■ SHORT TASK ■
Begin with the first line of the material and copy each line word for word through the line that contains "(472,485) -- cycle;"; the pictures are left out.

-------- SUPPLIED MATERIAL --------

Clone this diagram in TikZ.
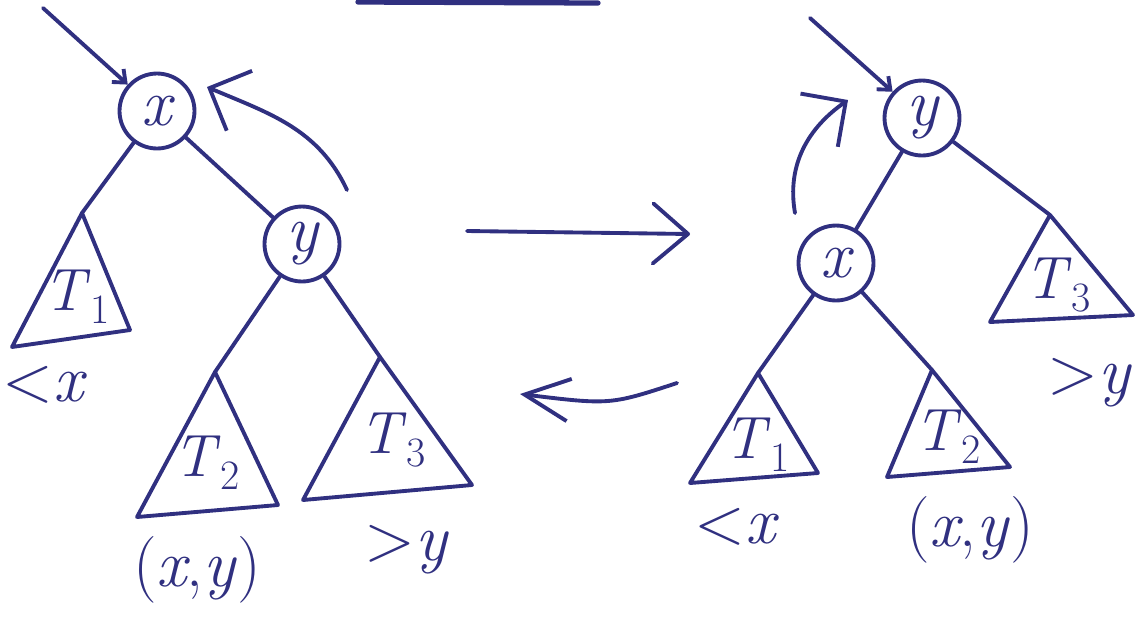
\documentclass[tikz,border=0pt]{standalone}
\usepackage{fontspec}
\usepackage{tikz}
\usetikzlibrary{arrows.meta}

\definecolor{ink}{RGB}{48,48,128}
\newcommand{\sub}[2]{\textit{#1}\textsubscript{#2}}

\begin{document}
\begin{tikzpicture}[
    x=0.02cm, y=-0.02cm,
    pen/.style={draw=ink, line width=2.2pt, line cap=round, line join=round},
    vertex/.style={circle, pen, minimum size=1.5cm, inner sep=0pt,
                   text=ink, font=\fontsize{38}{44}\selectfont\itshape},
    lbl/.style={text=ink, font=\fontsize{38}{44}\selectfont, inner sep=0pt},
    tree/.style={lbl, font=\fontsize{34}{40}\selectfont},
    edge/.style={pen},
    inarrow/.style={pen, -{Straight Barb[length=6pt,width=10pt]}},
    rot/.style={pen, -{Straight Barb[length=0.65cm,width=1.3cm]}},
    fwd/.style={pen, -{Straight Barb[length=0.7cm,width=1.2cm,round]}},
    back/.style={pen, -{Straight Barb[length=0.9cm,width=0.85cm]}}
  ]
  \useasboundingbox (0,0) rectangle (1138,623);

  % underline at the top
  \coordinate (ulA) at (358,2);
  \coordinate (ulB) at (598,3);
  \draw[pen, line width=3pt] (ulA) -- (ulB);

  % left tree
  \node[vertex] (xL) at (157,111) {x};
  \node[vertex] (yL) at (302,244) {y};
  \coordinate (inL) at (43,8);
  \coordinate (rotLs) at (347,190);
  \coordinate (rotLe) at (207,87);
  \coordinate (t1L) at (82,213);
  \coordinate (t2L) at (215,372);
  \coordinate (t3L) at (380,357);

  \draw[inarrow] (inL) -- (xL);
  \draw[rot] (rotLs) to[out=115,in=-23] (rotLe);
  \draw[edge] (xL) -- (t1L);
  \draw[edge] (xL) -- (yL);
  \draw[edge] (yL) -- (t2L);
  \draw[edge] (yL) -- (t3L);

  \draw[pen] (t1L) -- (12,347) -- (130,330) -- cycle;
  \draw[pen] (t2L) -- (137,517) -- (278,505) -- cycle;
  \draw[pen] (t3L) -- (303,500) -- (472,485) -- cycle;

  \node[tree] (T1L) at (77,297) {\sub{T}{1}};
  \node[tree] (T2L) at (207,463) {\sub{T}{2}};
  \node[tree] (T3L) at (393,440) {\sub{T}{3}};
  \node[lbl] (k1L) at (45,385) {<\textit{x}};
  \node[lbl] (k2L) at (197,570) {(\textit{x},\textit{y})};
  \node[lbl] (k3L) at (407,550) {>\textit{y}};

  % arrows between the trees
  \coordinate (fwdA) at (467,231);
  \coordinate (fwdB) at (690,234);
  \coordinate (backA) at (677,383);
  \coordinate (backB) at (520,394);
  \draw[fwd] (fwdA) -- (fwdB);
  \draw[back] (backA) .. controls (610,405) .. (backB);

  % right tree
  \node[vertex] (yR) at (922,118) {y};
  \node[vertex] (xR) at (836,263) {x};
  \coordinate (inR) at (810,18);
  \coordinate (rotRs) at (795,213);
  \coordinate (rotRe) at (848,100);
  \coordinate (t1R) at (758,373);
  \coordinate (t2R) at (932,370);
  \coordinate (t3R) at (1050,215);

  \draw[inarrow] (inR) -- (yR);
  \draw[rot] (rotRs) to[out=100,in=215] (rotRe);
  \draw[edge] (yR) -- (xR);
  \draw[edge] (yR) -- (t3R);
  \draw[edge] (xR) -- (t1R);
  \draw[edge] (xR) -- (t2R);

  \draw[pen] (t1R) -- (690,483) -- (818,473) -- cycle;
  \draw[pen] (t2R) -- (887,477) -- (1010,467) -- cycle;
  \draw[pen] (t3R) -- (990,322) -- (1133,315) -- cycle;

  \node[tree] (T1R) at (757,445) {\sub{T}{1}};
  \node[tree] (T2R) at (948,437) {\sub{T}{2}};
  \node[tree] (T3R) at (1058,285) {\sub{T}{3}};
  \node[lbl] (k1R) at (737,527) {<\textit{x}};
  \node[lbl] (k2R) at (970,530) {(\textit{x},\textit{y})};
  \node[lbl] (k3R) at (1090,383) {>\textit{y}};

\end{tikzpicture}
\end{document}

--------

■ EXERCISE RESULT ■
Clone this diagram in TikZ.
\documentclass[tikz,border=0pt]{standalone}
\usepackage{fontspec}
\usepackage{tikz}
\usetikzlibrary{arrows.meta}

\definecolor{ink}{RGB}{48,48,128}
\newcommand{\sub}[2]{\textit{#1}\textsubscript{#2}}

\begin{document}
\begin{tikzpicture}[
    x=0.02cm, y=-0.02cm,
    pen/.style={draw=ink, line width=2.2pt, line cap=round, line join=round},
    vertex/.style={circle, pen, minimum size=1.5cm, inner sep=0pt,
                   text=ink, font=\fontsize{38}{44}\selectfont\itshape},
    lbl/.style={text=ink, font=\fontsize{38}{44}\selectfont, inner sep=0pt},
    tree/.style={lbl, font=\fontsize{34}{40}\selectfont},
    edge/.style={pen},
    inarrow/.style={pen, -{Straight Barb[length=6pt,width=10pt]}},
    rot/.style={pen, -{Straight Barb[length=0.65cm,width=1.3cm]}},
    fwd/.style={pen, -{Straight Barb[length=0.7cm,width=1.2cm,round]}},
    back/.style={pen, -{Straight Barb[length=0.9cm,width=0.85cm]}}
  ]
  \useasboundingbox (0,0) rectangle (1138,623);

  % underline at the top
  \coordinate (ulA) at (358,2);
  \coordinate (ulB) at (598,3);
  \draw[pen, line width=3pt] (ulA) -- (ulB);

  % left tree
  \node[vertex] (xL) at (157,111) {x};
  \node[vertex] (yL) at (302,244) {y};
  \coordinate (inL) at (43,8);
  \coordinate (rotLs) at (347,190);
  \coordinate (rotLe) at (207,87);
  \coordinate (t1L) at (82,213);
  \coordinate (t2L) at (215,372);
  \coordinate (t3L) at (380,357);

  \draw[inarrow] (inL) -- (xL);
  \draw[rot] (rotLs) to[out=115,in=-23] (rotLe);
  \draw[edge] (xL) -- (t1L);
  \draw[edge] (xL) -- (yL);
  \draw[edge] (yL) -- (t2L);
  \draw[edge] (yL) -- (t3L);

  \draw[pen] (t1L) -- (12,347) -- (130,330) -- cycle;
  \draw[pen] (t2L) -- (137,517) -- (278,505) -- cycle;
  \draw[pen] (t3L) -- (303,500) -- (472,485) -- cycle;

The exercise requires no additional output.